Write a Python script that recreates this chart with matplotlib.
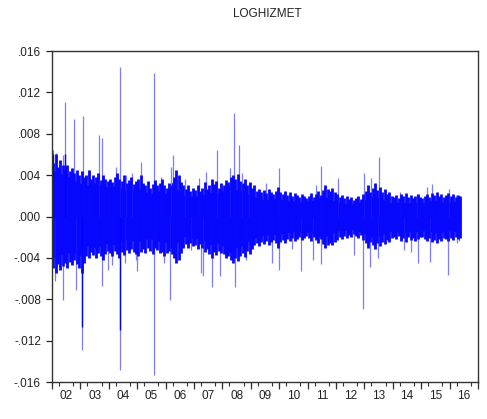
import numpy as np
import matplotlib
matplotlib.use("Agg")
import matplotlib.pyplot as plt

plt.rcParams['font.family'] = ['Liberation Sans', 'DejaVu Sans']

title = "LOGHIZMET"

# Dense core band of the series (read per quarter, decimal years)
core_dates = [2002.0 + 0.25 * i for i in range(58)] + [2016.39]
core_upper = [.0045, .0042, .0040, .0036,
              .0032, .0030, .0033, .0030,
              .0028, .0030, .0026, .0024,
              .0028, .0024, .0022, .0025,
              .0022, .0034, .0022, .0019,
              .0020, .0020, .0024, .0022,
              .0025, .0030, .0026, .0024,
              .0020, .0018, .0016, .0018,
              .0017, .0016, .0015, .0014,
              .0015, .0016, .0020, .0018,
              .0014, .0013, .0012, .0013,
              .0016, .0020, .0018, .0015,
              .0013, .0014, .0013, .0014,
              .0013, .0015, .0016, .0014,
              .0014, .0015, .0015]
core_lower = [-.0040, -.0038, -.0035, -.0035,
              -.0038, -.0028, -.0030, -.0028,
              -.0025, -.0028, -.0022, -.0022,
              -.0025, -.0022, -.0022, -.0024,
              -.0025, -.0032, -.0022, -.0018,
              -.0022, -.0020, -.0028, -.0025,
              -.0028, -.0035, -.0030, -.0028,
              -.0022, -.0020, -.0018, -.0018,
              -.0017, -.0016, -.0015, -.0015,
              -.0015, -.0018, -.0020, -.0018,
              -.0014, -.0014, -.0012, -.0014,
              -.0016, -.0020, -.0019, -.0016,
              -.0014, -.0016, -.0015, -.0015,
              -.0014, -.0014, -.0016, -.0015,
              -.0014, -.0015, -.0015]

# Monthly fringe extremes (outer part of the band), Jan 2002 .. May 2016
fringe_up = [
    .0052, .0060, .0048, .0055, .0050, .0046, .0050, .0044, .0047, .0042, .0045, .0040,
    .0044, .0038, .0040, .0045, .0036, .0040, .0038, .0042, .0035, .0040, .0036, .0034,
    .0036, .0033, .0038, .0042, .0036, .0034, .0040, .0032, .0035, .0038, .0031, .0034,
    .0036, .0040, .0032, .0030, .0034, .0028, .0031, .0035, .0030, .0032, .0036, .0030,
    .0028, .0032, .0030, .0038, .0045, .0040, .0033, .0030, .0027, .0030, .0025, .0028,
    .0026, .0030, .0025, .0028, .0033, .0027, .0030, .0036, .0031, .0034, .0028, .0032,
    .0030, .0035, .0033, .0038, .0040, .0036, .0041, .0034, .0032, .0036, .0030, .0033,
    .0028, .0030, .0025, .0027, .0024, .0026, .0023, .0027, .0024, .0022, .0025, .0029,
    .0024, .0022, .0025, .0021, .0024, .0020, .0023, .0021, .0019, .0022, .0020, .0018,
    .0020, .0023, .0019, .0022, .0025, .0021, .0026, .0030, .0027, .0025, .0028, .0024,
    .0022, .0019, .0021, .0018, .0020, .0017, .0019, .0016, .0018, .0020, .0017, .0022,
    .0025, .0030, .0024, .0028, .0032, .0026, .0029, .0024, .0027, .0022, .0024, .0020,
    .0019, .0021, .0018, .0022, .0020, .0023, .0019, .0021, .0018, .0020, .0022, .0019,
    .0018, .0020, .0022, .0019, .0023, .0021, .0024, .0020, .0022, .0019, .0021, .0023,
    .0020, .0022, .0019, .0021, .0020]
fringe_down = [
    -.0050, -.0055, -.0046, -.0052, -.0048, -.0045, -.0050, -.0044, -.0047, -.0042, -.0046, -.0050,
    -.0055, -.0045, -.0038, -.0040, -.0034, -.0037, -.0040, -.0035, -.0038, -.0042, -.0036, -.0033,
    -.0035, -.0038, -.0033, -.0036, -.0040, -.0034, -.0037, -.0032, -.0035, -.0031, -.0034, -.0036,
    -.0038, -.0034, -.0031, -.0035, -.0030, -.0033, -.0036, -.0030, -.0032, -.0035, -.0034, -.0038,
    -.0035, -.0033, -.0036, -.0040, -.0045, -.0042, -.0035, -.0030, -.0027, -.0030, -.0026, -.0029,
    -.0028, -.0031, -.0027, -.0030, -.0034, -.0031, -.0036, -.0040, -.0034, -.0037, -.0033, -.0035,
    -.0036, -.0040, -.0038, -.0042, -.0045, -.0040, -.0043, -.0038, -.0035, -.0039, -.0033, -.0036,
    -.0031, -.0028, -.0026, -.0029, -.0025, -.0027, -.0024, -.0028, -.0025, -.0023, -.0026, -.0030,
    -.0025, -.0023, -.0026, -.0022, -.0024, -.0021, -.0024, -.0022, -.0020, -.0023, -.0021, -.0019,
    -.0021, -.0024, -.0020, -.0023, -.0026, -.0022, -.0027, -.0030, -.0028, -.0026, -.0028, -.0025,
    -.0023, -.0020, -.0022, -.0019, -.0021, -.0018, -.0020, -.0017, -.0019, -.0021, -.0018, -.0023,
    -.0026, -.0030, -.0025, -.0028, -.0031, -.0026, -.0029, -.0025, -.0027, -.0023, -.0025, -.0021,
    -.0020, -.0022, -.0019, -.0024, -.0021, -.0025, -.0020, -.0023, -.0021, -.0024, -.0022, -.0020,
    -.0020, -.0022, -.0024, -.0021, -.0025, -.0023, -.0026, -.0022, -.0024, -.0021, -.0022, -.0024,
    -.0021, -.0023, -.0020, -.0022, -.0021]

# Individual spikes (decimal year, value)
up_dates = [2002.04, 2002.15, 2002.39, 2002.47, 2002.71, 2002.77, 2003.09, 2003.30,
            2003.65, 2003.76, 2004.01, 2004.24, 2004.39, 2004.60, 2004.82, 2005.12,
            2005.59, 2005.83, 2006.18, 2006.27, 2006.68, 2007.18, 2007.41, 2007.80,
            2008.27, 2008.41, 2008.58, 2008.68, 2008.94, 2009.52, 2009.98, 2011.29,
            2011.47, 2012.08, 2012.97, 2013.22, 2013.50, 2014.24, 2014.85, 2015.22,
            2015.37, 2015.98, 2016.21]
up_values = [.0064, .0061, .0059, .0111, .0047, .0094, .0097, .0045,
             .0079, .0076, .0035, .0048, .0145, .0040, .0042, .0053,
             .0139, .0038, .0048, .0059, .0036, .0037, .0043, .0064,
             .0047, .0100, .0069, .0042, .0032, .0032, .0047, .0030,
             .0049, .0037, .0042, .0037, .0058, .0024, .0022, .0029,
             .0031, .0027, .0021]

down_dates = [2002.02, 2002.12, 2002.39, 2002.86, 2003.06, 2003.76, 2003.97, 2004.12,
              2004.39, 2004.57, 2004.95, 2005.00, 2005.59, 2005.94, 2006.14, 2006.62,
              2006.88, 2007.24, 2007.33, 2007.62, 2007.93, 2008.44, 2008.82, 2009.29,
              2009.75, 2009.99, 2010.45, 2010.76, 2011.20, 2011.48, 2012.62, 2012.95,
              2013.18, 2013.48, 2014.39, 2014.63, 2014.87, 2015.31, 2015.95, 2016.27,
              2016.33]
down_values = [-.0048, -.0062, -.0081, -.0071, -.0129, -.0067, -.0052, -.0047,
               -.0148, -.0045, -.0042, -.0053, -.0153, -.0045, -.0081, -.0029,
               -.0032, -.0055, -.0058, -.0068, -.0058, -.0068, -.0042, -.0028,
               -.0045, -.0052, -.0031, -.0053, -.0042, -.0046, -.0037, -.0089,
               -.0049, -.0040, -.0032, -.0034, -.0045, -.0044, -.0057, -.0026,
               -.0024]

# Dark (dense) parts of the largest spikes
dark_dates = [2003.06, 2004.39, 2002.04, 2002.47]
dark_values = [-.0107, -.0110, .0060, .0060]

year_labels = ["02", "03", "04", "05", "06", "07", "08", "09",
               "10", "11", "12", "13", "14", "15", "16"]
ytick_values = [-.016, -.012, -.008, -.004, .000, .004, .008, .012, .016]

fig = plt.figure(figsize=(4.87, 4.19), dpi=100)
ax = fig.add_axes([52 / 487, 1 - 382 / 419, 426 / 487, 331 / 419])

light = '#7c7cff'
mid = '#0808ff'
core = '#0000ff'

fringe_dates = [2002 + (m + 0.5) / 12 for m in range(len(fringe_up))]

ax.vlines(up_dates, 0, up_values, colors=light, linewidth=0.9)
ax.vlines(down_dates, 0, down_values, colors=light, linewidth=0.9)
ax.vlines(fringe_dates, fringe_down, fringe_up, colors=mid, linewidth=2.0)
ax.fill_between(core_dates, core_lower, core_upper, color=core, linewidth=0)
ax.vlines(dark_dates, 0, dark_values, colors=core, linewidth=1.0)

ax.set_xlim(2002.0, 2017.0)
ax.set_ylim(-0.016, 0.016)

years = np.arange(2002, 2017)
ax.set_xticks(years + 0.5)
ax.set_xticklabels(year_labels)
ax.set_xticks(np.arange(2002, 2017.01, 0.25), minor=True)
ax.tick_params(axis='x', which='major', length=0, pad=6, labelsize=8.5, colors='#222222')
ax.tick_params(axis='x', which='minor', length=3, width=0.8, direction='out', color='#333333')
sec = ax.secondary_xaxis('bottom')
sec.set_xticks(np.arange(2002, 2018))
sec.set_xticklabels([])
sec.tick_params(length=5, width=0.9, color='#333333')
sec.spines['bottom'].set_visible(False)

ax.set_yticks(ytick_values)
ax.set_yticklabels([("-" if v < 0 else "") + ("%.3f" % abs(v))[1:] for v in ytick_values])
ax.tick_params(axis='y', length=4, width=0.9, pad=4, labelsize=8.5,
               colors='#222222', direction='out')

for s in ax.spines.values():
    s.set_color('#333333')
    s.set_linewidth(1.0)

fig.text(267 / 487, 1 - 14 / 419, title, ha='center', va='center', fontsize=8.5, color='#222222')

fig.savefig("out.png", dpi=100, facecolor='white')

AIM —
In the listing above, locate each line with "matplotlib" and copy it.

FULL OUTPUT —
Write a Python script that recreates this chart with matplotlib.
import matplotlib
matplotlib.use("Agg")
import matplotlib.pyplot as plt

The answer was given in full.